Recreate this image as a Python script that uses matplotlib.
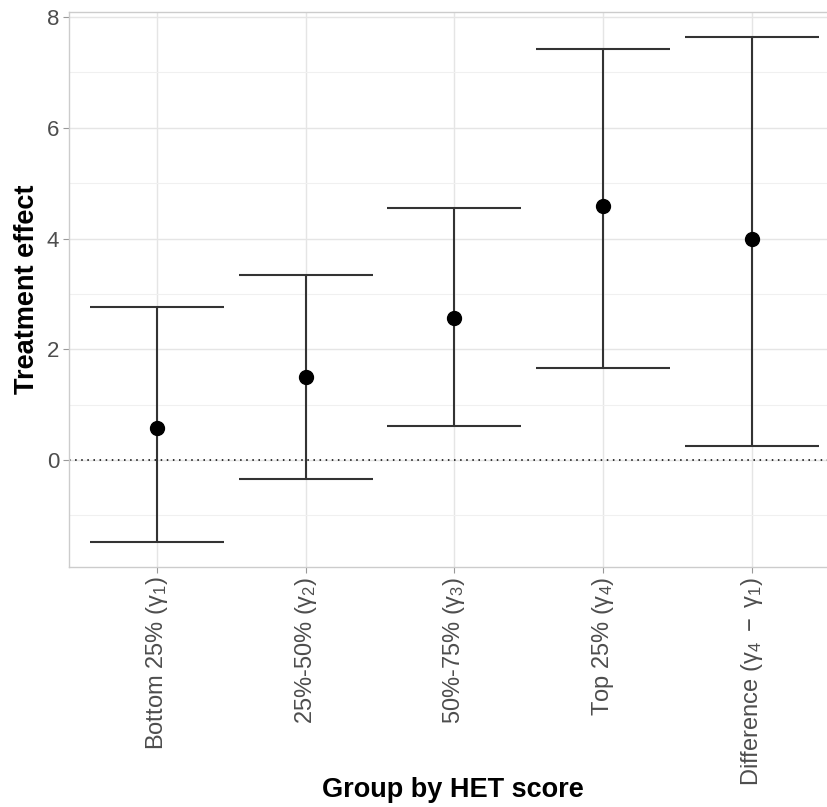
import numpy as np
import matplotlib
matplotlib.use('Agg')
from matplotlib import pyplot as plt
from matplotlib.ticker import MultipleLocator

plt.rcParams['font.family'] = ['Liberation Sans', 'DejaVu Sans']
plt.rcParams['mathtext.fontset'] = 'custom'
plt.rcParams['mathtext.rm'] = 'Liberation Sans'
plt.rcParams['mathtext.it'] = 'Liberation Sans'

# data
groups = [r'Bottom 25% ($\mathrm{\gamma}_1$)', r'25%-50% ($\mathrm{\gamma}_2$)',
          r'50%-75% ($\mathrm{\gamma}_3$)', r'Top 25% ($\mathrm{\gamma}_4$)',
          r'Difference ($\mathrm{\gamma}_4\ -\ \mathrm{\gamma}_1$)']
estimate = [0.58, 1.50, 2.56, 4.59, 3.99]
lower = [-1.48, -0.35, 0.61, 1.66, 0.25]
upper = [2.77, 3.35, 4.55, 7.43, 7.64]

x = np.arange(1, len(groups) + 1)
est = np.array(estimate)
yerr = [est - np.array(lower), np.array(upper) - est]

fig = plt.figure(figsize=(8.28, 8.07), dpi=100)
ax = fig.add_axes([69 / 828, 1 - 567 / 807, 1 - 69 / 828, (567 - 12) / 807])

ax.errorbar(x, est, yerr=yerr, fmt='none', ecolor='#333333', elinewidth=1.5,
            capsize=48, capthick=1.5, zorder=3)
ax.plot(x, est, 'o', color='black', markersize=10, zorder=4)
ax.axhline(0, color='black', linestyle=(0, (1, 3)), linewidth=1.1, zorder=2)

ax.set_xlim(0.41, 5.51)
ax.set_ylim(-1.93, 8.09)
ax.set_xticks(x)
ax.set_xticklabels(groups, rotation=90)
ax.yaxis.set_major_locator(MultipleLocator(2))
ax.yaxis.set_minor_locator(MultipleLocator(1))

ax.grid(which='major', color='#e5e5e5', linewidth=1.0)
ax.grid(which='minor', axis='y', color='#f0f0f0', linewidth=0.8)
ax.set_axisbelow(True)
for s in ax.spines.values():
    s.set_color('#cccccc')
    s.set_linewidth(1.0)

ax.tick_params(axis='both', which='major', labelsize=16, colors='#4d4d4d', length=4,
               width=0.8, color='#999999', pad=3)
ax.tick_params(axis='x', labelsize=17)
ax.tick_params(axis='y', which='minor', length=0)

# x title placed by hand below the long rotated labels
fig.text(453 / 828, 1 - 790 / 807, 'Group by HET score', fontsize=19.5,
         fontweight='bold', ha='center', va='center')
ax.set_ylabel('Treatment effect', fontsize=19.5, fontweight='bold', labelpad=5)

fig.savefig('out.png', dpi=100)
════════════════
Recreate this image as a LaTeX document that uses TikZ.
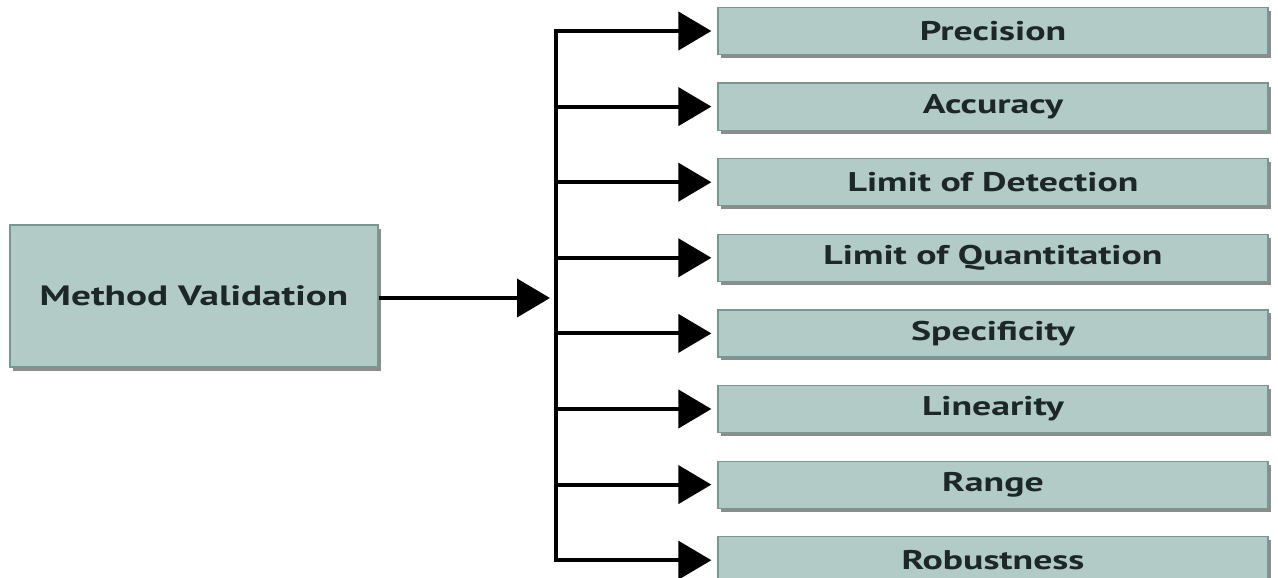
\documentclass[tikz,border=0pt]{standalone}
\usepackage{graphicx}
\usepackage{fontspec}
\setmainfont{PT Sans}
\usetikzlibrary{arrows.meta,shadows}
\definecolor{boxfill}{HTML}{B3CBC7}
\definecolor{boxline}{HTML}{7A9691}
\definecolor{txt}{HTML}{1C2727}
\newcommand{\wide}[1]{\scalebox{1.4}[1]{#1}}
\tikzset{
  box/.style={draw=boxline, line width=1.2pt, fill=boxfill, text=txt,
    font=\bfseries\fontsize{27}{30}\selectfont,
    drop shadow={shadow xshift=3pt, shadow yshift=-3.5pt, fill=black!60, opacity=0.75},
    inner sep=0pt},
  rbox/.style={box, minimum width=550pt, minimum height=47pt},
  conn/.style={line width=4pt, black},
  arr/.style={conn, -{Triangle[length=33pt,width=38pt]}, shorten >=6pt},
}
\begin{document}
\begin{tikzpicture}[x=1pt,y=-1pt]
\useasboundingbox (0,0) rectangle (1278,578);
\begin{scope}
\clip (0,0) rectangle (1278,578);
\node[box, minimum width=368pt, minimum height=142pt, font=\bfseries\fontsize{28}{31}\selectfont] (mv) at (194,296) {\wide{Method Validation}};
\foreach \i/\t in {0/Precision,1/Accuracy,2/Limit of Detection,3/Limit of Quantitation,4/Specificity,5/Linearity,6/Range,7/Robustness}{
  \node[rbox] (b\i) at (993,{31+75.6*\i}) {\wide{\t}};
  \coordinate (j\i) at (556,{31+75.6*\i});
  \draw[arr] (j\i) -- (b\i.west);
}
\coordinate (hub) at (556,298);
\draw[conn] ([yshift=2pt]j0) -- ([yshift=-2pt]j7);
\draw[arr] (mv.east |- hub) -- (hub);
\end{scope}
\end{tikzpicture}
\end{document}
════════════════
> **Problem**: From the records above, give again only the part that opens with the line containing "Recreate this image as a Python" and closes with the line containing "plt.rcParams['mathtext.it'] = 'Liberation". Keep both ends but drop the pictures.

> **Output of the exercise**:
Recreate this image as a Python script that uses matplotlib.
import numpy as np
import matplotlib
matplotlib.use('Agg')
from matplotlib import pyplot as plt
from matplotlib.ticker import MultipleLocator

plt.rcParams['font.family'] = ['Liberation Sans', 'DejaVu Sans']
plt.rcParams['mathtext.fontset'] = 'custom'
plt.rcParams['mathtext.rm'] = 'Liberation Sans'
plt.rcParams['mathtext.it'] = 'Liberation Sans'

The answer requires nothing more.